CircRNA PVT1 regulates miR-30b-5p/AEG-1 pathway. (A) The binding places between miR-30b-5p and circRNA PVT1. Luciferase assay results indicated that miR-30b-5p mimics could target circRNA PVT1 3^′UTR-WT (3^′-untranslated region-wild type). (B) CircRNA PVT1 knockout by the small interference RNA could up-regulate miR-30b-5p expression. (C) The binding sites between miR-30b-5p and AEG-1. Luciferase assay results indicated that miR-30b-5p could target AEG-1 3^′UTR-WT. (D) Small si-RNA knockout circRNA PVT1 in MCF-7 and MDA-MB-231 cells or miR-30b-5p mimics could downregulate AEG-1 protein expression. MiR-30b-5p inhibitor reversed si-circRNA PVT1 function. AEG-1, astrocyte elevated gene 1; MUT, mutatin. ***p 0.001; n = 3.

By searching the target scan database, we found the presence of miR-30b-5p binding site 3^′UTR in AEG-1. Moreover, the biding between AEG-1 and miR-30b-5p was confirmed by luciferase reporter assay and the results revealed that overexpression of miR-30b-5p could inhibit luciferase activity in AEG-1 3^′-UTR wild type group. The inhibitory effect disappeared in the mutation group of 3ʹ-UTR binding site of AEG-1 (Fig. 3C). In order to confirm the reliability of our results, we used Western blotting to detect the overexpression of miR-30b-5p in MCF-7 and MDA-MB-231 or the elimination of circPVT1 with si-circPVT1#1, both of which inhibited the expression of AEG-1. However, simultaneous inhibition of miR-30b-5p expression in the circPVT1 knockout group could reverse the inhibition of AEG-1 expression (Fig. 3D).

The expression level of MDA-MB-231 in mice was transfected with si-NC or si-circPVT1#1, and the results demonstrated that si-circPVT1 effectively inhibited the tumor growth (Fig. 4A) and the expression of circPVT1 (Fig. 4B), reduced the tumor volume and weight (Fig. 4C,D), and inhibited the expression levels of AEG-1 and proliferating cell nuclear antigen (PCNA) in nude mice (Fig. 4E).

Fig. 4.

CircPVT1 knockdown inhibited tumor growth in vivo. (A) The MDA-MB-231 cells were transfected with si-circPVT1 or si-NC respectively, and injected into the dorsum of Balb/c mice.
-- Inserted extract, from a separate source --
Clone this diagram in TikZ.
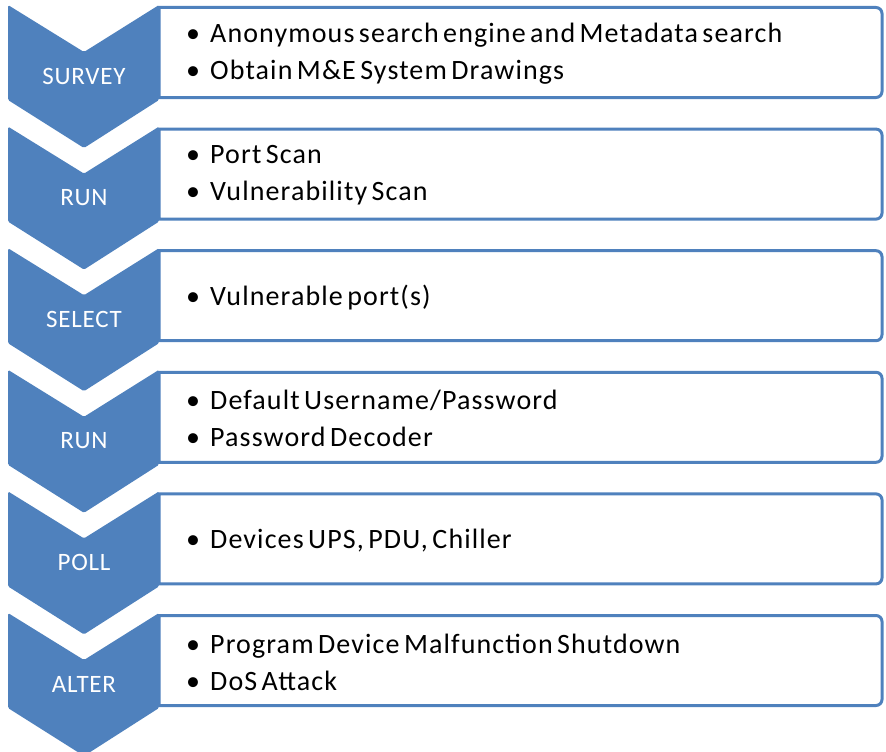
\documentclass[tikz,border=0pt]{standalone}
\usepackage{fontspec}
\setmainfont{Carlito}
\newfontfamily\itemfont[LetterSpace=4,WordSpace=0.6]{Carlito}
\newfontfamily\labfont[LetterSpace=3]{Carlito}
\definecolor{chevblue}{HTML}{4F81BD}
\tikzset{
  chev/.style={fill=chevblue, draw=none, rounded corners=1.5pt},
  infobox/.style={draw=chevblue, line width=3pt, fill=white},
  lbl/.style={text=white, font=\labfont\fontsize{25}{28}\selectfont, inner sep=0pt},
  items/.style={anchor=west, align=left, font=\itemfont\fontsize{28}{37}\selectfont, inner sep=0pt, text=black}
}
\newcommand{\bul}{\makebox[24pt][l]{•}}
\begin{document}
\begin{tikzpicture}[x=1pt,y=-1pt]
\useasboundingbox (0,0) rectangle (886,752);
\foreach \i/\lab/\txt in {
  0/SURVEY/{\bul Anonymous search engine and Metadata search\\\bul Obtain M\&E System Drawings},
  1/RUN/{\bul Port Scan\\\bul Vulnerability Scan},
  2/SELECT/{\bul Vulnerable port(s)},
  3/RUN/{\bul Default Username/Password\\\bul Password Decoder},
  4/POLL/{\bul Devices UPS, PDU, Chiller},
  5/ALTER/{\bul Program Device Malfunction Shutdown\\\bul DoS Attack}}{
  \pgfmathsetmacro{\t}{5+121.6*\i}
  \draw[infobox] (159,\t+2.5) [rounded corners=6pt] -- (882,\t+2.5) -- (882,\t+92.5) [sharp corners] -- (159,\t+92.5) -- cycle;
  \fill[chev] (8,\t) -- (84,\t+47) -- (159,\t) -- (159,\t+95) -- (84,\t+143) -- (8,\t+95) -- cycle;
  \node[lbl] (lab\i) at (84,\t+71) {\lab};
  \node[items] (txt\i) at (186,\t+49) {\txt};
}
\end{tikzpicture}
\end{document}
Tumor tissues were collected after 5 weeks. (B) q-PCR was used to detect the relative circPVT1 expression in tumor tissues. (C) Tumor sizes were carefully measured weekly and the formula L $\times$ S/2 was adopted to calculate tumor volume. (D) The difference of tumor weight between the si-circPVT1 and si-NC groups. *p 0.05 vs. the control; ***p 0.001 vs. the control. n=5, there are five mice in si-circPVT1 and si-NC respectively. (E) CircPVT1 knockdown inhibit tumor AEG-1and proliferating cell nuclear antigen (PCNA) expression in nude mice. Immunohistochemical method was used to detect AEG-1and proliferating cell nuclear antigen (PCNA) expression in nude mice (representative images). Scale bar = 100 µm.